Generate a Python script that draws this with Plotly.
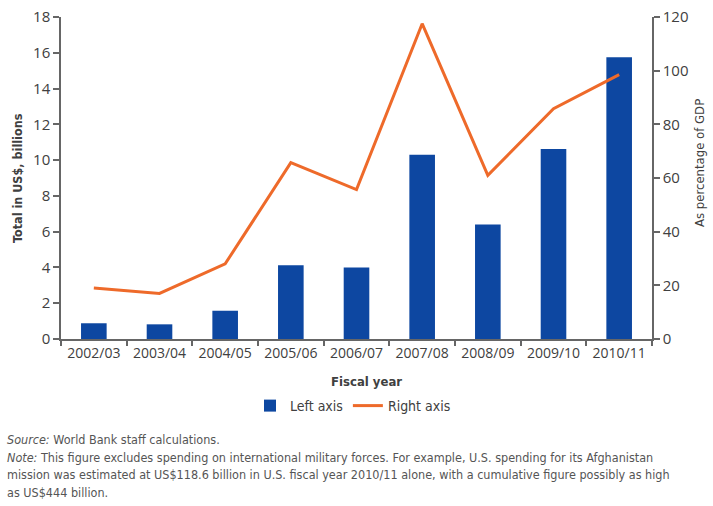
import plotly.graph_objects as go

years = ["2002/03", "2003/04", "2004/05", "2005/06", "2006/07",
         "2007/08", "2008/09", "2009/10", "2010/11"]
total_billions = [0.88, 0.82, 1.58, 4.12, 3.99, 10.3, 6.4, 10.62, 15.75]
pct_gdp = [19.0, 17.0, 28.0, 65.7, 55.7, 117.5, 61.0, 85.8, 98.5]
left_ticks = [0, 2, 4, 6, 8, 10, 12, 14, 16, 18]
right_ticks = [0, 20, 40, 60, 80, 100, 120]

BLUE = "#0D47A1"
ORANGE = "#EE6A2A"
AXIS = "#666666"
TXT = "#404040"
FONT = "Open Sans, Liberation Sans, sans-serif"
NARROW = "DejaVu Sans Condensed, Liberation Sans Narrow, Roboto, sans-serif"

fig = go.Figure()
fig.add_trace(go.Bar(x=years, y=total_billions, name="Left axis",
                     marker=dict(color=BLUE, line=dict(width=0)), width=0.39,
                     yaxis="y"))
fig.add_trace(go.Scatter(x=years, y=pct_gdp, name="Right axis", mode="lines",
                         line=dict(color=ORANGE, width=3), yaxis="y2"))

W, H = 713, 506
L, R, T, B = 61, 61, 17, 167
ph = H - T - B

def py(ypx):
    return (H - B - ypx) / ph

def px(xpx):
    return (xpx - L) / (W - L - R)

fig.update_layout(
    width=W, height=H,
    margin=dict(l=L, r=R, t=T, b=B, autoexpand=False),
    paper_bgcolor="white", plot_bgcolor="white",
    font=dict(family=FONT, size=14, color=TXT),
    showlegend=True,
    legend=dict(orientation="h", x=px(353), xanchor="center", y=py(406), yanchor="middle",
                font=dict(family=NARROW, size=14, color=TXT),
                itemwidth=30, traceorder="normal", bgcolor="rgba(0,0,0,0)"),
    xaxis=dict(type="category", showgrid=False, showline=True, linecolor=AXIS,
               linewidth=1.5, ticks="outside", tickson="boundaries", ticklen=5,
               tickcolor=AXIS, tickwidth=1.5, tickfont=dict(size=14, color=TXT),
               range=[-0.5, len(years) - 0.5], automargin=False),
    yaxis=dict(range=[0, 18], tickvals=left_ticks, showgrid=False, showline=True,
               linecolor=AXIS, linewidth=1.5, ticks="outside", ticklen=6,
               tickcolor=AXIS, tickwidth=1.5, zeroline=False, automargin=False,
               tickfont=dict(size=15, color=TXT)),
    yaxis2=dict(range=[0, 120], tickvals=right_ticks, overlaying="y", side="right",
                showgrid=False, showline=True, linecolor=AXIS, linewidth=1.5,
                ticks="outside", ticklen=6, tickcolor=AXIS, tickwidth=1.5,
                zeroline=False, automargin=False, tickfont=dict(size=15, color=TXT)),
)

ann = [
    dict(text="<b>Fiscal year</b>", x=px(366), y=py(381), xref="paper", yref="paper",
         showarrow=False, font=dict(size=13, family=NARROW, color=TXT),
         xanchor="center", yanchor="middle"),
    dict(text="<b>Total in US$, billions</b>", x=px(17), y=py(178), xref="paper", yref="paper",
         showarrow=False, textangle=-90, font=dict(size=12.5, family=NARROW, color=TXT),
         xanchor="center", yanchor="middle"),
    dict(text="As percentage of GDP", x=px(699), y=py(163), xref="paper", yref="paper",
         showarrow=False, textangle=-90, font=dict(size=13, family=NARROW, color=TXT),
         xanchor="center", yanchor="middle"),
]

foot = [
    (439, "<i>Source:</i> World Bank staff calculations."),
    (457, "<i>Note:</i> This figure excludes spending on international military forces. For example, U.S. spending for its Afghanistan"),
    (475, "mission was estimated at US$118.6 billion in U.S. fiscal year 2010/11 alone, with a cumulative figure possibly as high"),
    (492, "as US$444 billion."),
]
for ypx, t in foot:
    ann.append(dict(text=t, x=px(5), y=py(ypx), xref="paper", yref="paper",
                    showarrow=False, xanchor="left", yanchor="middle", align="left",
                    font=dict(size=12.5, family=NARROW, color="#555555")))

fig.update_layout(annotations=ann)
fig.write_html("out.html", config={"displayModeBar": False},
               post_script="document.body.style.margin='0';document.body.style.overflow='hidden';")
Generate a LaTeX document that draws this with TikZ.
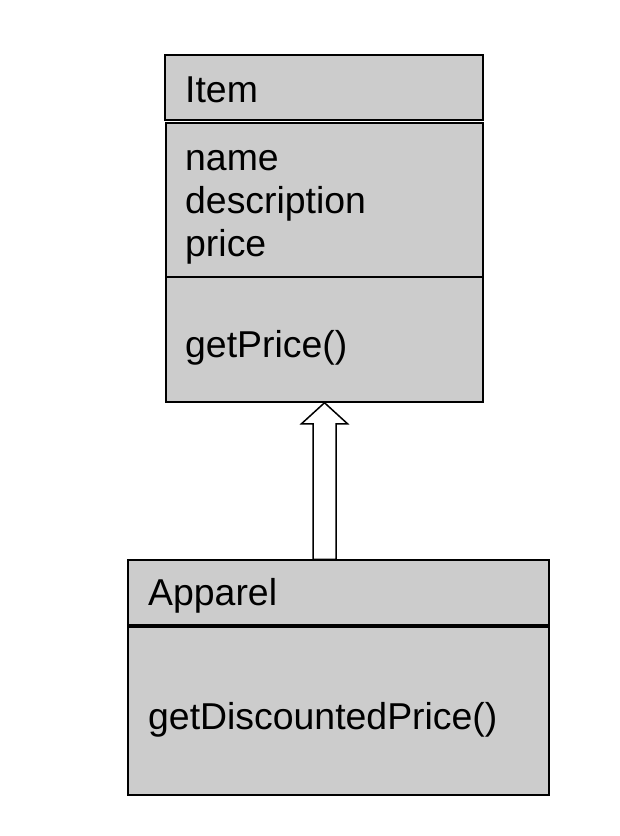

===

Problem to solve:
Print the entries above exactly, taking out only the pictures.

Task answer:
Generate a Python script that draws this with Plotly.
import plotly.graph_objects as go

years = ["2002/03", "2003/04", "2004/05", "2005/06", "2006/07",
         "2007/08", "2008/09", "2009/10", "2010/11"]
total_billions = [0.88, 0.82, 1.58, 4.12, 3.99, 10.3, 6.4, 10.62, 15.75]
pct_gdp = [19.0, 17.0, 28.0, 65.7, 55.7, 117.5, 61.0, 85.8, 98.5]
left_ticks = [0, 2, 4, 6, 8, 10, 12, 14, 16, 18]
right_ticks = [0, 20, 40, 60, 80, 100, 120]

BLUE = "#0D47A1"
ORANGE = "#EE6A2A"
AXIS = "#666666"
TXT = "#404040"
FONT = "Open Sans, Liberation Sans, sans-serif"
NARROW = "DejaVu Sans Condensed, Liberation Sans Narrow, Roboto, sans-serif"

fig = go.Figure()
fig.add_trace(go.Bar(x=years, y=total_billions, name="Left axis",
                     marker=dict(color=BLUE, line=dict(width=0)), width=0.39,
                     yaxis="y"))
fig.add_trace(go.Scatter(x=years, y=pct_gdp, name="Right axis", mode="lines",
                         line=dict(color=ORANGE, width=3), yaxis="y2"))

W, H = 713, 506
L, R, T, B = 61, 61, 17, 167
ph = H - T - B

def py(ypx):
    return (H - B - ypx) / ph

def px(xpx):
    return (xpx - L) / (W - L - R)

fig.update_layout(
    width=W, height=H,
    margin=dict(l=L, r=R, t=T, b=B, autoexpand=False),
    paper_bgcolor="white", plot_bgcolor="white",
    font=dict(family=FONT, size=14, color=TXT),
    showlegend=True,
    legend=dict(orientation="h", x=px(353), xanchor="center", y=py(406), yanchor="middle",
                font=dict(family=NARROW, size=14, color=TXT),
                itemwidth=30, traceorder="normal", bgcolor="rgba(0,0,0,0)"),
    xaxis=dict(type="category", showgrid=False, showline=True, linecolor=AXIS,
               linewidth=1.5, ticks="outside", tickson="boundaries", ticklen=5,
               tickcolor=AXIS, tickwidth=1.5, tickfont=dict(size=14, color=TXT),
               range=[-0.5, len(years) - 0.5], automargin=False),
    yaxis=dict(range=[0, 18], tickvals=left_ticks, showgrid=False, showline=True,
               linecolor=AXIS, linewidth=1.5, ticks="outside", ticklen=6,
               tickcolor=AXIS, tickwidth=1.5, zeroline=False, automargin=False,
               tickfont=dict(size=15, color=TXT)),
    yaxis2=dict(range=[0, 120], tickvals=right_ticks, overlaying="y", side="right",
                showgrid=False, showline=True, linecolor=AXIS, linewidth=1.5,
                ticks="outside", ticklen=6, tickcolor=AXIS, tickwidth=1.5,
                zeroline=False, automargin=False, tickfont=dict(size=15, color=TXT)),
)

ann = [
    dict(text="<b>Fiscal year</b>", x=px(366), y=py(381), xref="paper", yref="paper",
         showarrow=False, font=dict(size=13, family=NARROW, color=TXT),
         xanchor="center", yanchor="middle"),
    dict(text="<b>Total in US$, billions</b>", x=px(17), y=py(178), xref="paper", yref="paper",
         showarrow=False, textangle=-90, font=dict(size=12.5, family=NARROW, color=TXT),
         xanchor="center", yanchor="middle"),
    dict(text="As percentage of GDP", x=px(699), y=py(163), xref="paper", yref="paper",
         showarrow=False, textangle=-90, font=dict(size=13, family=NARROW, color=TXT),
         xanchor="center", yanchor="middle"),
]

foot = [
    (439, "<i>Source:</i> World Bank staff calculations."),
    (457, "<i>Note:</i> This figure excludes spending on international military forces. For example, U.S. spending for its Afghanistan"),
    (475, "mission was estimated at US$118.6 billion in U.S. fiscal year 2010/11 alone, with a cumulative figure possibly as high"),
    (492, "as US$444 billion."),
]
for ypx, t in foot:
    ann.append(dict(text=t, x=px(5), y=py(ypx), xref="paper", yref="paper",
                    showarrow=False, xanchor="left", yanchor="middle", align="left",
                    font=dict(size=12.5, family=NARROW, color="#555555")))

fig.update_layout(annotations=ann)
fig.write_html("out.html", config={"displayModeBar": False},
               post_script="document.body.style.margin='0';document.body.style.overflow='hidden';")
Generate a LaTeX document that draws this with TikZ.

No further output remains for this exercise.